▶ **TO DO**:
Copy the data below exactly, omitting any picture it contains.

▶ **GIVEN MATERIAL**:
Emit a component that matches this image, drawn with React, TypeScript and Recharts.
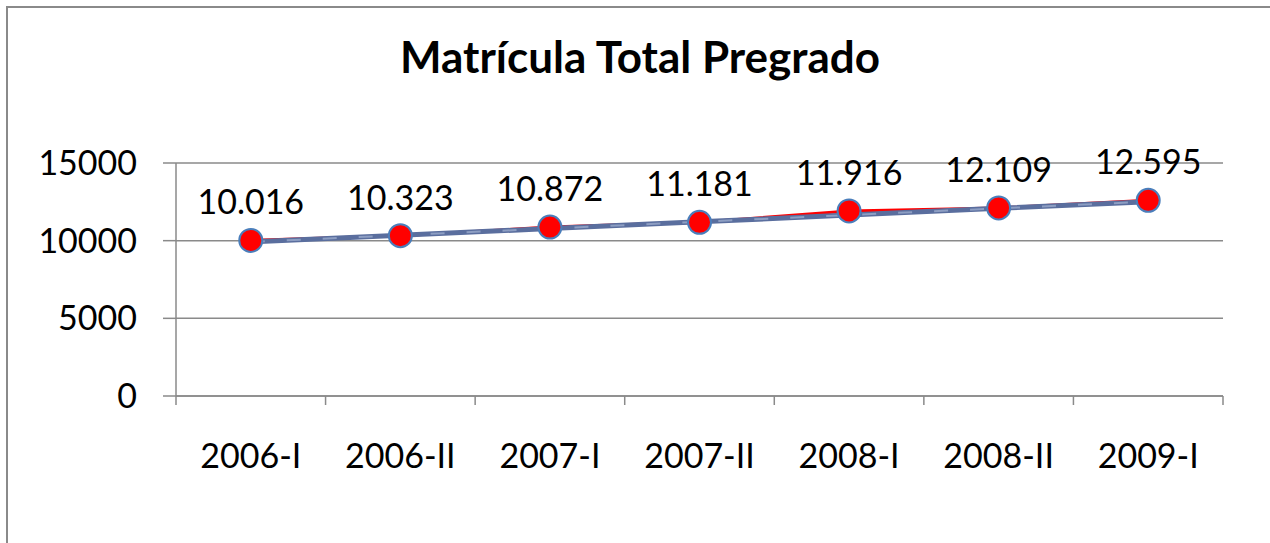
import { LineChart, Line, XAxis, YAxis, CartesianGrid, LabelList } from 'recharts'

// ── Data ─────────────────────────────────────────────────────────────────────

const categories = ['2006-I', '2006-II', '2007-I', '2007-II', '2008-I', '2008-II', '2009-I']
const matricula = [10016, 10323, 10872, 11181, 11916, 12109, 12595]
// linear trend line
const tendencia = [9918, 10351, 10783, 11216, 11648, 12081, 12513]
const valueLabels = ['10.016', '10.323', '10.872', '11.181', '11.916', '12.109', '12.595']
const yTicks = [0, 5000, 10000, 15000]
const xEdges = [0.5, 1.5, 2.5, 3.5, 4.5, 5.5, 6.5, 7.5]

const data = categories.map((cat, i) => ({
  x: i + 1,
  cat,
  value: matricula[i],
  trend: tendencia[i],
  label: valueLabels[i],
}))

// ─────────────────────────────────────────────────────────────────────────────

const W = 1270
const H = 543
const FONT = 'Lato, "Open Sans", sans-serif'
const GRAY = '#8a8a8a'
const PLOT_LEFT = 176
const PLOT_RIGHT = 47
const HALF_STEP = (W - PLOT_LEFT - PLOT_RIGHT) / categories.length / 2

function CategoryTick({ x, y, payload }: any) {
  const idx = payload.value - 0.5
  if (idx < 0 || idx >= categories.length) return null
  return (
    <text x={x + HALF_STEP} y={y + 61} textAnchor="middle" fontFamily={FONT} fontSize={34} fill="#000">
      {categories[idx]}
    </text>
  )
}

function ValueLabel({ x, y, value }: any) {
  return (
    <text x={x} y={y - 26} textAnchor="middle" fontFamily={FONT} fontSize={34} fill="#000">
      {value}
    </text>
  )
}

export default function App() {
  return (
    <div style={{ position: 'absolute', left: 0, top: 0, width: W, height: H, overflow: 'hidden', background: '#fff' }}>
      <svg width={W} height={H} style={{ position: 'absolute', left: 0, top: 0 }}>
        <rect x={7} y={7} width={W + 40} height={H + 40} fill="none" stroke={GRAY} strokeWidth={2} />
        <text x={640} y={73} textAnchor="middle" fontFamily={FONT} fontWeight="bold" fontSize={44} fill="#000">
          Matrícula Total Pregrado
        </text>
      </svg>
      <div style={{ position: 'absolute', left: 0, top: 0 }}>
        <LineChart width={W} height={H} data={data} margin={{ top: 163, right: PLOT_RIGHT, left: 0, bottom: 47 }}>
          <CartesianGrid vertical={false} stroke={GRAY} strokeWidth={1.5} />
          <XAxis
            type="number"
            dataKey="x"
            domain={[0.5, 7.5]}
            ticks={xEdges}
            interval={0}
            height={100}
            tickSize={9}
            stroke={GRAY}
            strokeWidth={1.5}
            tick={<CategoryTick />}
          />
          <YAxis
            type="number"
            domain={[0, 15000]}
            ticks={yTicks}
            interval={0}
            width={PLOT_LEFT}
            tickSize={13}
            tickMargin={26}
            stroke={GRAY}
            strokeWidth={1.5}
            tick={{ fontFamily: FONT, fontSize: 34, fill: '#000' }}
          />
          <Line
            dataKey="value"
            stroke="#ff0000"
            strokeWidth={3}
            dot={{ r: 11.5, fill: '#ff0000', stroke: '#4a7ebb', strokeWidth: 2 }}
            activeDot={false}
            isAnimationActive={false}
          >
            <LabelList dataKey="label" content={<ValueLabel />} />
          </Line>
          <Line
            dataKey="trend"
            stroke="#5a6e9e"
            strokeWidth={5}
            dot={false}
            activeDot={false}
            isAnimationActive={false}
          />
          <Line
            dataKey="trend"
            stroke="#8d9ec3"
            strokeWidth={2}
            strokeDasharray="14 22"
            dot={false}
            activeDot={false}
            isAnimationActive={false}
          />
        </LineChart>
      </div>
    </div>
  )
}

▶ **TASK RESULT**:
Emit a component that matches this image, drawn with React, TypeScript and Recharts.
import { LineChart, Line, XAxis, YAxis, CartesianGrid, LabelList } from 'recharts'

// ── Data ─────────────────────────────────────────────────────────────────────

const categories = ['2006-I', '2006-II', '2007-I', '2007-II', '2008-I', '2008-II', '2009-I']
const matricula = [10016, 10323, 10872, 11181, 11916, 12109, 12595]
// linear trend line
const tendencia = [9918, 10351, 10783, 11216, 11648, 12081, 12513]
const valueLabels = ['10.016', '10.323', '10.872', '11.181', '11.916', '12.109', '12.595']
const yTicks = [0, 5000, 10000, 15000]
const xEdges = [0.5, 1.5, 2.5, 3.5, 4.5, 5.5, 6.5, 7.5]

const data = categories.map((cat, i) => ({
  x: i + 1,
  cat,
  value: matricula[i],
  trend: tendencia[i],
  label: valueLabels[i],
}))

// ─────────────────────────────────────────────────────────────────────────────

const W = 1270
const H = 543
const FONT = 'Lato, "Open Sans", sans-serif'
const GRAY = '#8a8a8a'
const PLOT_LEFT = 176
const PLOT_RIGHT = 47
const HALF_STEP = (W - PLOT_LEFT - PLOT_RIGHT) / categories.length / 2

function CategoryTick({ x, y, payload }: any) {
  const idx = payload.value - 0.5
  if (idx < 0 || idx >= categories.length) return null
  return (
    <text x={x + HALF_STEP} y={y + 61} textAnchor="middle" fontFamily={FONT} fontSize={34} fill="#000">
      {categories[idx]}
    </text>
  )
}

function ValueLabel({ x, y, value }: any) {
  return (
    <text x={x} y={y - 26} textAnchor="middle" fontFamily={FONT} fontSize={34} fill="#000">
      {value}
    </text>
  )
}

export default function App() {
  return (
    <div style={{ position: 'absolute', left: 0, top: 0, width: W, height: H, overflow: 'hidden', background: '#fff' }}>
      <svg width={W} height={H} style={{ position: 'absolute', left: 0, top: 0 }}>
        <rect x={7} y={7} width={W + 40} height={H + 40} fill="none" stroke={GRAY} strokeWidth={2} />
        <text x={640} y={73} textAnchor="middle" fontFamily={FONT} fontWeight="bold" fontSize={44} fill="#000">
          Matrícula Total Pregrado
        </text>
      </svg>
      <div style={{ position: 'absolute', left: 0, top: 0 }}>
        <LineChart width={W} height={H} data={data} margin={{ top: 163, right: PLOT_RIGHT, left: 0, bottom: 47 }}>
          <CartesianGrid vertical={false} stroke={GRAY} strokeWidth={1.5} />
          <XAxis
            type="number"
            dataKey="x"
            domain={[0.5, 7.5]}
            ticks={xEdges}
            interval={0}
            height={100}
            tickSize={9}
            stroke={GRAY}
            strokeWidth={1.5}
            tick={<CategoryTick />}
          />
          <YAxis
            type="number"
            domain={[0, 15000]}
            ticks={yTicks}
            interval={0}
            width={PLOT_LEFT}
            tickSize={13}
            tickMargin={26}
            stroke={GRAY}
            strokeWidth={1.5}
            tick={{ fontFamily: FONT, fontSize: 34, fill: '#000' }}
          />
          <Line
            dataKey="value"
            stroke="#ff0000"
            strokeWidth={3}
            dot={{ r: 11.5, fill: '#ff0000', stroke: '#4a7ebb', strokeWidth: 2 }}
            activeDot={false}
            isAnimationActive={false}
          >
            <LabelList dataKey="label" content={<ValueLabel />} />
          </Line>
          <Line
            dataKey="trend"
            stroke="#5a6e9e"
            strokeWidth={5}
            dot={false}
            activeDot={false}
            isAnimationActive={false}
          />
          <Line
            dataKey="trend"
            stroke="#8d9ec3"
            strokeWidth={2}
            strokeDasharray="14 22"
            dot={false}
            activeDot={false}
            isAnimationActive={false}
          />
        </LineChart>
      </div>
    </div>
  )
}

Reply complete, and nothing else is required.